* PROBLEM TO WORK ON:
Would you write out the listing verbatim and skip every picture in it?

>> Begin

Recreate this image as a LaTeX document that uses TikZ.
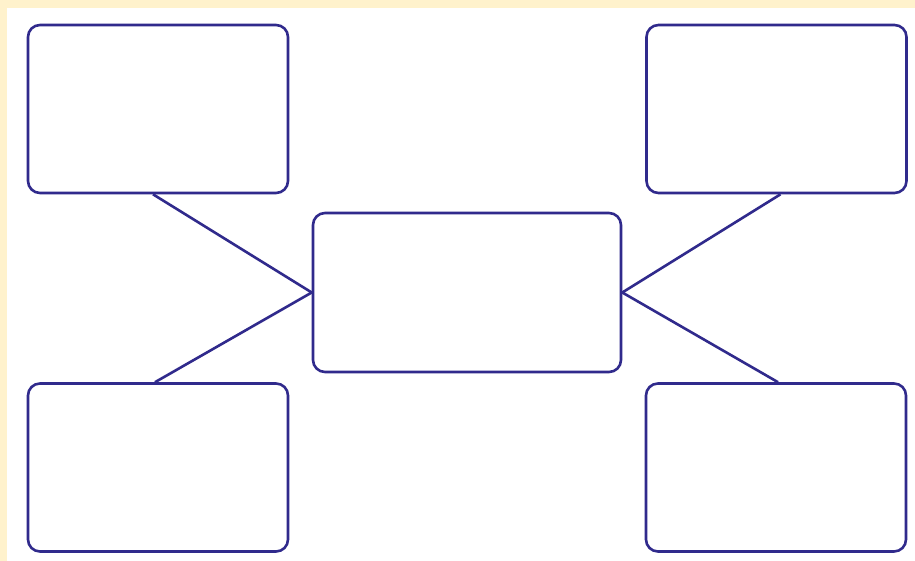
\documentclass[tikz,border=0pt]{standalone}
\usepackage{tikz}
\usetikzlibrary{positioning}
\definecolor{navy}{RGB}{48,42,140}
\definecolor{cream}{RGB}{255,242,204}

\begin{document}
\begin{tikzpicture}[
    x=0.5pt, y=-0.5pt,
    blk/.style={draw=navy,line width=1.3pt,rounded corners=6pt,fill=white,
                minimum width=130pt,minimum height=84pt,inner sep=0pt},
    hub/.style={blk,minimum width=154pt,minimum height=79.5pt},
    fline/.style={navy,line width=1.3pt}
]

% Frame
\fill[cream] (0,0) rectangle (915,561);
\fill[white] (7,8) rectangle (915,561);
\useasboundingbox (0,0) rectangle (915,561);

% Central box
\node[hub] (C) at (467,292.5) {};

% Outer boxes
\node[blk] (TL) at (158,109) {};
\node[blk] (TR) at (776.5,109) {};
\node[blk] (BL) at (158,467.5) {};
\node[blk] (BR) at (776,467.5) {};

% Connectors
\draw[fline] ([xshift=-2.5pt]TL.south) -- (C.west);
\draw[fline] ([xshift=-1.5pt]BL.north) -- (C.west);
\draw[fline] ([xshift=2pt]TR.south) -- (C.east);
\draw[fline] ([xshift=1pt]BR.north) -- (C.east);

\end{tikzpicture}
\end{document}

>> End

* THE SOLUTION:
Recreate this image as a LaTeX document that uses TikZ.
\documentclass[tikz,border=0pt]{standalone}
\usepackage{tikz}
\usetikzlibrary{positioning}
\definecolor{navy}{RGB}{48,42,140}
\definecolor{cream}{RGB}{255,242,204}

\begin{document}
\begin{tikzpicture}[
    x=0.5pt, y=-0.5pt,
    blk/.style={draw=navy,line width=1.3pt,rounded corners=6pt,fill=white,
                minimum width=130pt,minimum height=84pt,inner sep=0pt},
    hub/.style={blk,minimum width=154pt,minimum height=79.5pt},
    fline/.style={navy,line width=1.3pt}
]

% Frame
\fill[cream] (0,0) rectangle (915,561);
\fill[white] (7,8) rectangle (915,561);
\useasboundingbox (0,0) rectangle (915,561);

% Central box
\node[hub] (C) at (467,292.5) {};

% Outer boxes
\node[blk] (TL) at (158,109) {};
\node[blk] (TR) at (776.5,109) {};
\node[blk] (BL) at (158,467.5) {};
\node[blk] (BR) at (776,467.5) {};

% Connectors
\draw[fline] ([xshift=-2.5pt]TL.south) -- (C.west);
\draw[fline] ([xshift=-1.5pt]BL.north) -- (C.west);
\draw[fline] ([xshift=2pt]TR.south) -- (C.east);
\draw[fline] ([xshift=1pt]BR.north) -- (C.east);

\end{tikzpicture}
\end{document}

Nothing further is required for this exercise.